Thomas felt himself redden.
Spencer answered calmly, “We were hunted. Hounded. Driven out.”
Thomas saw a look of mutual understanding pass between the two men. “‘Noantri.’” Bonnard tried out the word. “And ‘Unchanged’? That’s the rest of us?”
“Well, it’s Father Kelly,” said Spencer, “and those like him. Perhaps, I venture to say, not you.”
Bonnard grinned. “No, I guess not. When did you . . . come to be?”
“Me, personally? In 1548.”
Bonnard laughed aloud. “It’s a good thing I never worried about dating older men. But I meant, the first Noantri.”
“Ah. Our scientists say possibly twenty thousand years ago. They’re still working on that question.”
“You have scientists?”
“Why, did you think all Noantri were effete arts-oriented intellectuals like myself?”
“Until tonight, Spencer, I didn’t think there was anyone like you at all.”
Spencer spoke in a voice that was quiet, hopeful. “Michael? Will you tell us your story?”
Bonnard sipped his brandy, looking across the room, to the window, to the dark night. “My people say stories have lives of their own. They know when they’re being told, and why.” A long silence settled. Just when Thomas was beginning to think Bonnard wouldn’t go on, he said, “We’re twins, Edward and I. Fraternal, not identical. To look at us you might not know we’re related. But we both have the Power. Shapeshifting, in English. You’d call us werewolves, maybe, I don’t know. We have a word in the Abenaki language but it doesn’t matter. We’re almost gone.”
“The Abenaki?” Spencer asked.
“No. Though Edward and I didn’t grow up on Abenaki land. Our father was Mohawk. The reservation we grew up on is a Mohawk one, that’s the language we speak. But the Shifters. The Shifters are almost gone.”
“There are—few of you?” Thomas heard a sad note in Spencer’s voice. Bonnard must have caught it, too; he looked almost apologetic wh
en he nodded.
“I think it’s one reason Edward hasn’t killed me yet. He hates me. But without me, he’d be alone.” Bonnard finished his brandy. Livia reached across and poured him more. “The Power seems to be genetic.
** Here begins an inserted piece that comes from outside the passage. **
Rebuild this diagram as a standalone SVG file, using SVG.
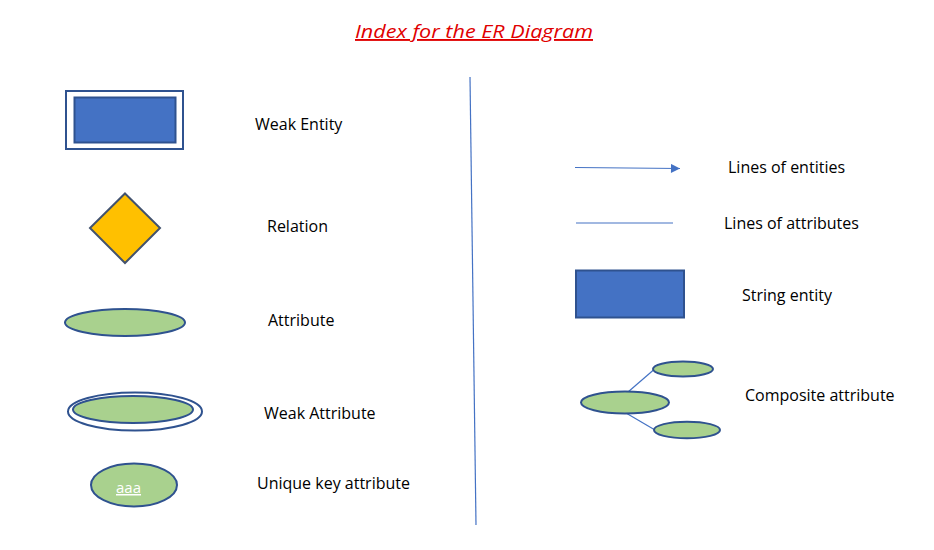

It’s not clear why some children inherit it and some don’t, but I imagine it has to do with a cluster of genetic requirements.”
“And are you saying only the Abenaki have the gene? Among the indigenous people?”
“You can say ‘Indians,’ Spencer. We do. I told you that.”
“And I’ve told you, it doesn’t sound right coming from my mouth. ‘Indian.’”
“Sounds fine to me.”
The men’s eyes met, and Thomas could have sworn he saw Spencer George blush. That, he decided, called for more brandy.
“Anyway, no,” Bonnard went on. “My— The research is very new, so a lot of this is still hypothesis, but the gene seems to be widespread throughout the tribes. Not common, but widespread, like other genetic anomalies—somewhere between albinism and left-handedness, say.”